Singapur ist ein weltoffener Multikulti-Kochtopf, in dem es heftig brodelt, der aber nicht zu explodieren droht. 76,8 Prozent der Einwohner sind Chinesen, 13,8 Prozent Malaien, 7,9 Prozent Inder und 1,5 Prozent "andere". Die offizielle Nationalsprache ist Malaiisch, aber auch Englisch, Tamil und Chinesisch sind anerkannte Amtssprachen. Fast alle großen Weltreligionen sind in der Stadt vertreten: Buddhismus, Islam, Christentum, Taoismus, Hinduismus. Obwohl die Christen nur eine Minderheit darstellen, wird in diesen Tagen heftig deren Fest, Weihnachten, zelebriert. Es geht ums Geschäft, nicht um die Religion.

Der "Supertree" von Michael Ma strahlt in den tropisch-feuchten Nachthimmel. Aus den Boxen krächzt Tom Waits den Song "Singapore". Die Matrosen, die er darin besingt, befinden sich auf den Hunderten Schiffen, die im riesigen Hafen vor Anker liegen.
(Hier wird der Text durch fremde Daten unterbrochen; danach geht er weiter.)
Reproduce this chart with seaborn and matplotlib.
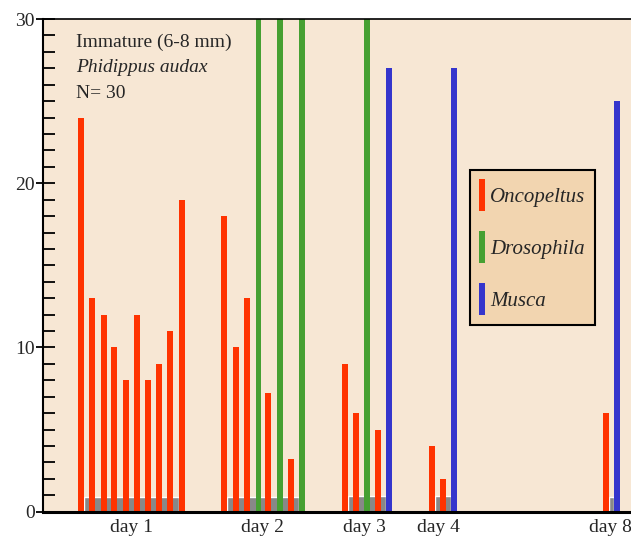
import matplotlib
matplotlib.use('Agg')
import matplotlib.pyplot as plt
from matplotlib.patches import Patch
import seaborn as sns
import numpy as np
import pandas as pd

# bar positions along the x axis (arbitrary units) and counts, one list per prey
onco_pos = [37.7, 49.3, 60.7, 71.3, 82.7, 93.7, 105.0, 116.3, 127.3, 138.7,
            181.3, 192.7, 204.0, 224.7, 247.8,
            302.3, 313.2, 335.0,
            388.7, 399.8,
            562.8]
onco_val = [24, 13, 12, 10, 8, 12, 8, 9, 11, 19,
            18, 10, 13, 7.2, 3.2,
            9, 6, 5,
            4, 2,
            6]
droso_pos = [215.5, 237.2, 259.2, 324.3]
droso_val = [30, 30, 30, 30]
musca_pos = [346.0, 411.3, 573.7]
musca_val = [27, 27, 25]

# grey baseline strips under each day
base_pos = [88.5, 220.3, 324.2, 400.0, 568.3]
base_width = [95, 72, 37.7, 16.6, 4.7]
base_val = [0.92, 0.92, 0.95, 0.95, 0.87]

day_pos = [88.2, 219.5, 321.5, 395.8, 567.0]
day_labels = ['day 1', 'day 2', 'day 3', 'day 4', 'day 8']

prey_order = ['Oncopeltus', 'Drosophila', 'Musca']
colors = {'Oncopeltus': '#FF3300', 'Drosophila': '#46A032', 'Musca': '#3535CC'}

df = pd.DataFrame({
    'pos': onco_pos + droso_pos + musca_pos,
    'count': onco_val + droso_val + musca_val,
    'prey': (['Oncopeltus'] * len(onco_pos) + ['Drosophila'] * len(droso_pos)
             + ['Musca'] * len(musca_pos)),
})

sns.set_style("ticks")
plt.rcParams['font.family'] = ['Liberation Serif', 'DejaVu Serif']

fig = plt.figure(figsize=(6.31, 5.4), dpi=100)
ax = fig.add_axes([43 / 631, 28.3 / 540, 588 / 631, 492.7 / 540])
ax.set_facecolor('#F7E7D4')

ax.bar(base_pos, base_val, width=base_width, color='#888888', zorder=1)

bar_w = 5.8
min_gap = np.min(np.diff(np.sort(df['pos'].values)))
sns.barplot(data=df, x='pos', y='count', hue='prey', hue_order=prey_order,
            palette=colors, native_scale=True, dodge=False, errorbar=None,
            width=bar_w / min_gap, saturation=1, linewidth=0, legend=False,
            zorder=2, ax=ax)

ax.set_xlim(0, 588)
ax.set_ylim(0, 30)
ax.set_xlabel('')
ax.set_ylabel('')

ax.set_xticks(day_pos)
ax.set_xticklabels(day_labels, fontsize=14)
ax.tick_params(axis='x', length=0, pad=5)

ax.set_yticks([0, 10, 20, 30])
ax.set_yticks(np.arange(0, 31, 1), minor=True)
ax.yaxis.remove_overlapping_locs = False
ax.tick_params(axis='y', which='major', direction='out', length=5, width=1.3,
               labelsize=14, pad=1, color='black')
ax.tick_params(axis='y', which='minor', direction='in', length=8.5, width=1.3,
               color='black')

ax.spines['right'].set_visible(False)
ax.spines['left'].set_linewidth(1.5)
ax.spines['top'].set_linewidth(1.2)
ax.spines['bottom'].set_linewidth(2.2)
for s in ax.spines.values():
    s.set_color('black')

ax.text(0.056, 0.953, 'Immature (6-8 mm)', transform=ax.transAxes,
        fontsize=14, va='center', ha='left')
ax.text(0.056, 0.901, 'Phidippus audax', transform=ax.transAxes,
        fontsize=14, style='italic', va='center', ha='left')
ax.text(0.056, 0.848, 'N= 30', transform=ax.transAxes,
        fontsize=14, va='center', ha='left')

handles = [Patch(facecolor=colors[p], edgecolor='none', label=p) for p in prey_order]
leg = ax.legend(handles=handles, loc='upper left', bbox_to_anchor=(0.7262, 0.6935),
                borderaxespad=0, handlelength=0.29, handleheight=1.99,
                handletextpad=0.22, labelspacing=0.95, borderpad=0.45,
                fancybox=False, framealpha=1,
                prop={'family': 'Liberation Serif', 'style': 'italic', 'size': 15})
leg.get_frame().set_facecolor('#F2D5B0')
leg.get_frame().set_edgecolor('black')
leg.get_frame().set_linewidth(1.5)

fig.savefig('out.png', dpi=100)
In der Ferne dreht sich das Riesenrad, auf dem Dach des "Marina Bay Sands" drehen die Hotelgäste im Swimmingpool ihre Runden und blicken auf eine fast unwirkliche Lichterwelt hinunter. Und Michael Ma, "The Dude", hält in seinem Restaurant Hof, erzählt von Botschaftern, Schauspielern und anderen Berühmtheiten, aber vor allem erzählt er von der Stadt, die es ihm ermöglichte, seine Träume zu erfüllen. "Arbeite hart und feiere ausgiebig", lächelt Michael. "Aber immer in dieser Reihenfolge. Singapur kann ein hartes Pflaster sein, aber wer Ehrgeiz und Visionen hat, der kann es weit bringen."

Als Beweis dafür liegt ihm jetzt die Stadt zu Füßen. Eine Stadt, die bewegt, berührt und berauscht. Wenn jetzt noch Sharon Stone im "Supertree" auftauchen würde, wäre das Paradies perfekt.